BRUXELLES - Les « Diables rouges » n'ont pas encore gagné leur billet pour le Mondial 2014 de football au Brésil, mais les bons résultats de l'équipe d'Eden Hazard font souffler un rare souffle d'unité sur une Belgique très divisée entre Wallons et Flamands.

Privés de tout grand tournoi depuis le mondial 2002 au Japon et en Corée du Sud, les Belges rêvent déjà des plages de Rio, espérant revivre l'épopée mexicaine de 1986 qui avait conduit leur équipe jusqu'en demi-finale.
 

À quatre matches de la fin des qualifications, Eden Hazard (Chelsea), Vincent Kompany (Manchester City) et les autres membres de la nouvelle « génération dorée » du foot belge trônent en tête de leur groupe, à égalité avec la Croatie.
 

Mardi dernier, les hommes du sélectionneur Marc Wilmots ont battu la Macédoine 1 à 0 à Bruxelles, devant plus de 47.000 spectateurs enthousiastes, alors qu'aux abords du stade et dans les cafés de Bruxelles, francophones et néerlandophones fraternisaient autour d'une fierté retrouvée, verre de bière à la main.
 

« On a eu beaucoup de conflits politiques en Belgique mais j'ai remarqué que le football ramène les gens ensemble.

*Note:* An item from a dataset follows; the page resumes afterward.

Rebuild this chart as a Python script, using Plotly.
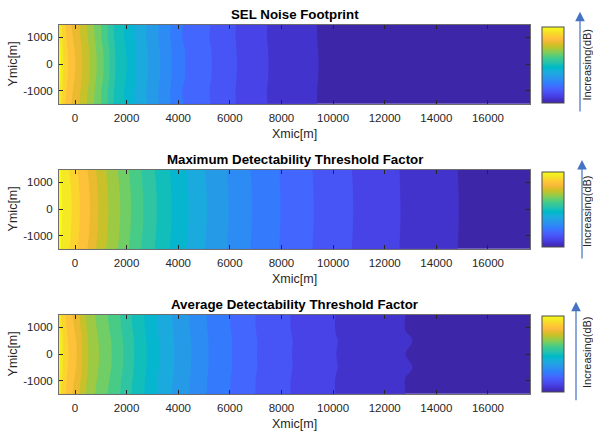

Wallons, Bruxellois et Flamands, on est tous les mêmes et on est tous là pour supporter la Belgique », s'enthousiasmait un partisan flamand.
 

Coupe du monde et élections
 

Hasard du calendrier, la prochaine Coupe du monde de football débutera dans la patrie de Pelé le 12 juin 2014, deux semaines à peine après les élections législatives belges, prévues le 25 mai.
 

Si les « Diables rouges » se qualifient pour le Brésil, leur préparation, qui coïncidera donc avec la campagne électorale, mettra en avant de jeunes Flamands et Wallons unissant leur talent pour porter haut les couleurs du pays.
 

Bien loin donc des images de deux communautés incapables de former un gouvernement pendant plus de 500 jours après les élections de 2010.
 

Au sein de l'équipe, joueurs et entraîneur s'aventurent parfois sur le terrain politique. En octobre, après une victoire sur l'Écosse, Marc Wilmots, le sélectionneur, respecté tant en Flandre qu'en Wallonie, avait encouragé ses compatriotes à « rester unis ».
 

Le capitaine, Vincent Kompany avait de son côté lancé « La Belgique est à tout le monde, mais ce soir, elle est surtout à nous ».
 

Pour les Belges, l'allusion était claire: elle visait le chef des indépendantistes flamands, Bart De Wever, qui venait de remporter deux jours plus tôt la mairie d'Anvers (nord) en déclarant « Anvers est à tout le monde, mais ce soir, elle est à nous ».
 

« Moi je joue avec mes collègues belges, je ne joue pas avec mes collègues flamands », explique le Wallon Eden Hazard.
 

Supporter la Belgique et voter flamand
 

Pour le politologue flamand Dave Sinardet, il n'est toutefois pas certain que ce regain de patriotisme belge pénalise en mai 2014 la Nouvelle Alliance flamande (N-VA) de De Wever, actuellement créditée de 35 à 40% des intentions de vote en Flandre.
 

« On peut très bien être un grand partisan de l'équipe nationale de football et voter pour la N-VA, parce que les électeurs de ce parti ne sont pas tous séparatistes ou anti-Belges, ou pour une Flandre indépendante. Ce sont souvent aussi des gens qui votent pour le discours plutôt libéral, anti-taxes de la N-VA », souligne-t-il.
 

Les partis prônant l'unité de la Belgique tentent déjà malgré tout de profiter de l'engouement croissant autour de l'équipe nationale. Le Premier ministre, le socialiste francophone Elio Di Rupo, s'est d'ailleurs affiché mardi, le jour du match contre la Macédoine, avec une écharpe aux couleurs de la Belgique en plein conseil des ministres.
 

La monarchie belge, autre institution décriée par la N-VA, n'est pas en reste. « Cette équipe nationale, c'est formidable pour la Belgique », a confié à l'AFP le prince héritier Philippe en quittant le stade mardi soir.